Just a beautiful boy,!


----------



## DanielleH (Nov 4, 2006)

awww he's cute  I love his name, lol : 
He's a big pup, how old is he?


----------



## BeauShel (May 20, 2007)

He is just so cute and looks like he is about to pass out. Love that redhead. I see another failed foster.


----------



## mylissyk (Feb 25, 2007)

Uh oh, he has that look on his face, the one that says, Yep, I'm home. You're really in trouble here - he better get adopted quick cause it won't take long for him to be a permanent member of your family.

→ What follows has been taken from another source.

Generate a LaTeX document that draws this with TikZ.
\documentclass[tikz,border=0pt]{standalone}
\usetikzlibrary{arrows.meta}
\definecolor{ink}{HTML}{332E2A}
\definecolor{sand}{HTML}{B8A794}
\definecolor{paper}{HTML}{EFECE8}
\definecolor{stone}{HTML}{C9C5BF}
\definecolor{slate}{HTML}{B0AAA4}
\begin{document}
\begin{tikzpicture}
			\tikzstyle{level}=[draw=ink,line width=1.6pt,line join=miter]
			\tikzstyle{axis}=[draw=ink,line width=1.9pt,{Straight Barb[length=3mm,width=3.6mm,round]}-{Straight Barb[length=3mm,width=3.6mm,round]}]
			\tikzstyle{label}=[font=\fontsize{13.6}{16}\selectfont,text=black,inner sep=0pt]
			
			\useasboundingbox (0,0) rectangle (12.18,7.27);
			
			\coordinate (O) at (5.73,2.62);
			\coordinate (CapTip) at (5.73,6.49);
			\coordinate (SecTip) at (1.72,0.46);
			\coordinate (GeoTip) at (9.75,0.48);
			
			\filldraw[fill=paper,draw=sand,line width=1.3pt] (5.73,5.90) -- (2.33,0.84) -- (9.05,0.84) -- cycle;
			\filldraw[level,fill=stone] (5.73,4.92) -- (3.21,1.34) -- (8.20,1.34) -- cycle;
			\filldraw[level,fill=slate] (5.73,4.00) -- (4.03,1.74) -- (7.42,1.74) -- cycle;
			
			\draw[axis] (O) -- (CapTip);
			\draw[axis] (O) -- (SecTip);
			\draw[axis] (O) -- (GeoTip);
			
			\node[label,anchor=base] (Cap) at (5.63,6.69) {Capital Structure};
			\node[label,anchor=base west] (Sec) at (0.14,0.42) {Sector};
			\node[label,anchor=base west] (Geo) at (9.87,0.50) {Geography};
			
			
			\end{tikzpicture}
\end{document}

Gorgeous pup. Love the color.


----------



## fostermom (Sep 6, 2007)

What an absolutely gorgeous boy! I love his expression.


----------



## vrocco1 (Feb 25, 2006)

What a good looking boy. His legs are huge, and it makes him look very powerful. I think you should keep him (easy for me to say  )


----------



## Gold Elyse (Jan 6, 2008)

What a cutie!


----------



## GoldenJoyx'stwo (Feb 25, 2007)

OMG...look at him! How does someone give them up????


----------



## Jenny Wren (Feb 27, 2007)

Ooohhhh. It's the coloring! AND...do I detect those expressive eyebrows like someone else in the family? He's a beauty!


----------



## gold'nchocolate (May 31, 2005)

He's a beautiful red head. I see that he has already made himself at home on the couch. He does look big for 11 weeks.


----------



## MySweetPhoebe (Jun 25, 2006)

Wow, is he ever gorgeous, and tired...lol....oh Mary this is gonna be tough...I couldn't give him up....:doh:


----------



## lovealways_jami (Apr 17, 2007)

See this is why I would have so much trouble fostering... 
KEEP HIM!! HE IS VERY HANDSOME AND RIGHT UP YOUR ALLEY


----------



## jiggy (Jan 11, 2008)

Oh he is just sooooooo cute 
Like a big fluffy teddy bear !!

xx


----------



## AquaClaraCanines (Mar 5, 2006)

OMG RED AND GORGEOUS! How will you resist?


----------



## Miss Happy (Dec 22, 2007)

Mary, London is cute - all of your fosters are cute.


----------



## Jen (Jun 2, 2007)

Wow!! he is really handsome 
I'll bet this one is going to be a tough one to let go. 
Kudos to you for taking in another foster


----------



## Old Gold Mum2001 (Feb 25, 2007)

Only came home with one 

Sounds like a sign to me 

He is precious!!! and has "I'm Mary's Boy" written all over him


----------